Over in Asia, scraping for personal data is risky—especially in countries like China, where data protection laws are strict.
In India, there aren't clear regulations on web scraping, but scraping without permission can lead to prosecution under the Information Technology Act.
Scraping for business purposes is a grey area. Here's what you need to ask yourself before scraping for commercial use:
What data am I scraping?
How am I collecting it?
How will I use the data?
Generally, scraping competitors’ public data is legal. However, scraping personal data or bypassing security measures without consent could lead to legal issues.
B2B Scraping (Business-to-Business): Companies often scrape competitors’ websites for pricing intelligence and market trends. As long as they follow the rules, this is legal.
B2C Scraping (Business-to-Consumer): Scraping for customer data, like contact info or social media insights, can cross ethical and legal boundaries if done without consent.
If you want to scrape websites without stepping into legal quicksand, here's what you should do:
Check the site's Terms of Service: If scraping is prohibited, respect it.
Use APIs: Many sites offer APIs, which are more reliable and legal alternatives to scraping.
Throttling: Avoid overloading a server. Space out your requests to mimic human browsing.
Respect privacy: Don't scrape personal data unless you’ve received explicit consent.
Read robots.txt: This file tells you what parts of a site can be crawled. Follow it.
If a website catches you scraping improperly, you might face:
IP blocks: Your access to the site could be permanently banned.
Cease-and-desist orders: Companies may threaten legal action.

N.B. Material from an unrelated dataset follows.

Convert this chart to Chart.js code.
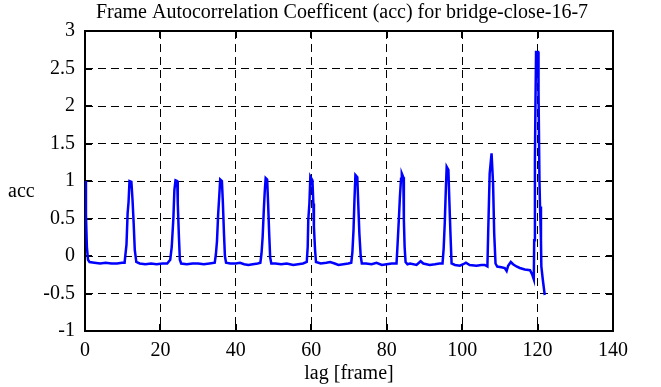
<!DOCTYPE html>
<html>
<head>
<meta charset="utf-8">
<title>Frame Autocorrelation Coefficent (acc) for bridge-close-16-7</title>
<script src="https://cdn.jsdelivr.net/npm/chart.js@4/dist/chart.umd.min.js"></script>
<style>
  html, body { margin: 0; padding: 0; background: #fff; }
  #chart { display: block; }
</style>
</head>
<body>
<canvas id="chart" width="661" height="387"></canvas>
<script>
// lag positions [frame] and acc values
const lags = [
  0, 0.25, 0.5, 0.8, 1.2, 2.5, 4.0, 5.5, 7.0, 8.5, 9.8, 10.5,
  10.7, 11.0, 11.3, 11.55, 11.8, 12.3, 12.6, 12.9, 13.2, 13.6,
  14.5, 16.0, 17.5, 19.0, 20.5, 21.8, 22.6,
  23.0, 23.45, 23.7, 24.0, 24.45, 24.6, 24.9, 25.15, 25.5,
  27.0, 28.5, 30.0, 31.5, 33.0, 34.4,
  34.7, 35.0, 35.3, 35.6, 35.85, 36.3, 36.55, 36.85, 37.1, 37.4,
  38.5, 40.0, 41.1, 42.2, 43.3, 44.5, 45.8, 46.5,
  46.8, 47.1, 47.4, 47.65, 47.9, 48.3, 48.55, 48.85, 49.1, 49.4,
  50.5, 52.0, 53.5, 55.2, 56.5, 57.8, 58.8,
  59.05, 59.2, 59.5, 59.75, 60.3, 60.55, 60.7, 61.0, 61.25,
  62.5, 64.0, 65.0, 66.2, 67.2, 68.5, 69.8, 70.6,
  70.9, 71.2, 71.45, 71.7, 72.2, 72.45, 72.75, 73.1, 73.4,
  74.5, 76.0, 77.3, 78.7, 80.0, 81.3, 82.6,
  82.8, 83.25, 83.5, 83.8, 84.0, 84.4, 84.55, 84.75, 85.0,
  85.5, 86.2, 87.9, 89.0, 89.7, 91.4, 92.8, 94.0, 94.8,
  95.1, 95.4, 95.65, 95.9, 96.35, 96.6, 96.9, 97.2,
  98.1, 99.4, 100.3, 101.0, 102.0, 103.8, 105.1, 106.0, 106.7,
  106.9, 107.3, 107.8, 108.2, 108.5, 108.85, 109.3,
  110.4, 111.3, 111.8, 112.2, 112.9, 113.5, 114.4, 115.3, 116.6, 118.0, 118.6, 119.0,
  119.1, 119.3, 119.45, 119.6, 120.15, 120.25, 120.5, 120.65, 120.9, 121.0, 121.4, 121.9
];
const acc = [
  1.0, 0.55, 0.12, -0.05, -0.08, -0.09, -0.1, -0.09, -0.1, -0.1, -0.09, -0.09,
  0.01, 0.15, 0.57, 0.72, 1.0, 0.99, 0.75, 0.44, 0.08, -0.08,
  -0.1, -0.11, -0.1, -0.11, -0.1, -0.1, -0.05,
  0.12, 0.52, 0.88, 1.01, 1.0, 0.7, 0.26, -0.05, -0.1,
  -0.11, -0.1, -0.1, -0.11, -0.1, -0.09,
  0.02, 0.2, 0.55, 0.8, 1.02, 1.0, 0.72, 0.3, 0.0, -0.09,
  -0.1, -0.1, -0.09, -0.11, -0.12, -0.11, -0.1, -0.09,
  0.03, 0.25, 0.6, 0.85, 1.04, 1.02, 0.7, 0.28, -0.02, -0.1,
  -0.1, -0.11, -0.1, -0.12, -0.11, -0.1, -0.08,
  0.12, 0.48, 0.7, 1.06, 1.01, 0.7, 0.39, 0.08, -0.08,
  -0.1, -0.09, -0.08, -0.1, -0.12, -0.11, -0.1, -0.09,
  0.05, 0.35, 0.75, 1.08, 1.05, 0.7, 0.3, 0.0, -0.1,
  -0.1, -0.11, -0.09, -0.12, -0.11, -0.1, -0.1,
  0.08, 0.52, 0.79, 1.03, 1.1, 1.05, 0.48, 0.12, -0.08,
  -0.11, -0.1, -0.12, -0.07, -0.1, -0.12, -0.11, -0.1, -0.1,
  0.1, 0.45, 0.85, 1.19, 1.15, 0.75, 0.3, -0.1,
  -0.12, -0.13, -0.11, -0.09, -0.12, -0.13, -0.12, -0.12, -0.14,
  0.3, 1.1, 1.37, 0.97, 0.3, -0.1, -0.14,
  -0.15, -0.16, -0.2, -0.13, -0.08, -0.11, -0.14, -0.16, -0.18, -0.19, -0.25, -0.31,
  0.21, 1.28, 2.08, 2.72, 2.72, 2.2, 1.01, 0.66, 0.21, -0.14, -0.32, -0.52
];
const xTickLabels = ['0', '20', '40', '60', '80', '100', '120', '140'];
const yTickLabels = ['-1', '-0.5', '0', '0.5', '1', '1.5', '2', '2.5', '3'];

const titleText = 'Frame Autocorrelation Coefficent (acc) for bridge-close-16-7';
const serif = '"Liberation Serif", "DejaVu Serif", serif';

// gnuplot-like frame: solid box with inward ticks on all four sides
const framePlugin = {
  id: 'frame',
  beforeDatasetsDraw(chart) {
    const { ctx, chartArea: a, scales: { x, y } } = chart;
    const tl = 7;
    ctx.save();
    ctx.strokeStyle = '#000';
    ctx.lineWidth = 2;
    ctx.strokeRect(a.left, a.top, a.right - a.left, a.bottom - a.top);
    ctx.beginPath();
    x.ticks.forEach(function(t) {
      const px = Math.round(x.getPixelForValue(t.value));
      ctx.moveTo(px, a.bottom); ctx.lineTo(px, a.bottom - tl);
      ctx.moveTo(px, a.top); ctx.lineTo(px, a.top + tl);
    });
    y.ticks.forEach(function(t) {
      const py = Math.round(y.getPixelForValue(t.value));
      ctx.moveTo(a.left, py); ctx.lineTo(a.left + tl, py);
      ctx.moveTo(a.right, py); ctx.lineTo(a.right - tl, py);
    });
    ctx.stroke();
    ctx.restore();
  },
  afterDraw(chart) {
    const ctx = chart.ctx;
    ctx.save();
    ctx.fillStyle = '#000';
    ctx.font = '20px ' + serif;
    ctx.textBaseline = 'alphabetic';
    ctx.textAlign = 'center';
    ctx.fillText(titleText, 342, 18);
    ctx.textAlign = 'left';
    ctx.fillText('acc', 8, 197);
    ctx.restore();
  }
};

const points = lags.map(function(l, i) { return { x: l, y: acc[i] }; });

new Chart(document.getElementById('chart'), {
  type: 'line',
  data: {
    datasets: [{
      data: points,
      borderColor: '#0000ff',
      borderWidth: 2.5,
      pointRadius: 0,
      tension: 0,
      fill: false
    }]
  },
  options: {
    responsive: false,
    devicePixelRatio: 1,
    animation: false,
    layout: { padding: { top: 31, right: 48, bottom: 0, left: 0 } },
    plugins: {
      legend: { display: false },
      tooltip: { enabled: false },
      title: { display: false }
    },
    scales: {
      x: {
        type: 'linear',
        min: 0,
        max: 140,
        afterFit: function(s) { s.height = 56; },
        ticks: {
          stepSize: 20,
          color: '#000',
          padding: 8,
          maxRotation: 0,
          font: { family: serif, size: 20 },
          callback: function(v, i) { return xTickLabels[i]; }
        },
        grid: { color: '#000', lineWidth: 1, drawTicks: false },
        border: { display: false, dash: [8, 5] },
        title: {
          display: true,
          text: 'lag [frame]',
          color: '#000',
          font: { family: serif, size: 20 },
          padding: { top: 0, bottom: 1 }
        }
      },
      y: {
        type: 'linear',
        min: -1,
        max: 3,
        afterFit: function(s) { s.width = 85; },
        ticks: {
          stepSize: 0.5,
          color: '#000',
          padding: 10,
          font: { family: serif, size: 20 },
          callback: function(v, i) { return yTickLabels[i]; }
        },
        grid: { color: '#000', lineWidth: 1, drawTicks: false },
        border: { display: false, dash: [8, 5] }
      }
    }
  },
  plugins: [framePlugin]
});
</script>
</body>
</html>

Lawsuits: If your scraping leads to financial damage, you could be sued.
Fines: Violating laws like GDPR could result in substantial fines.
Web scraping is here to stay. But as the legal landscape evolves, especially with AI and increasing data protection laws, it's crucial to stay informed and act responsibly.
To avoid legal trouble, always ask for permission when necessary, respect privacy, and follow best practices. By staying ethical, you won't just gather data—you'll protect your business from costly legal issues.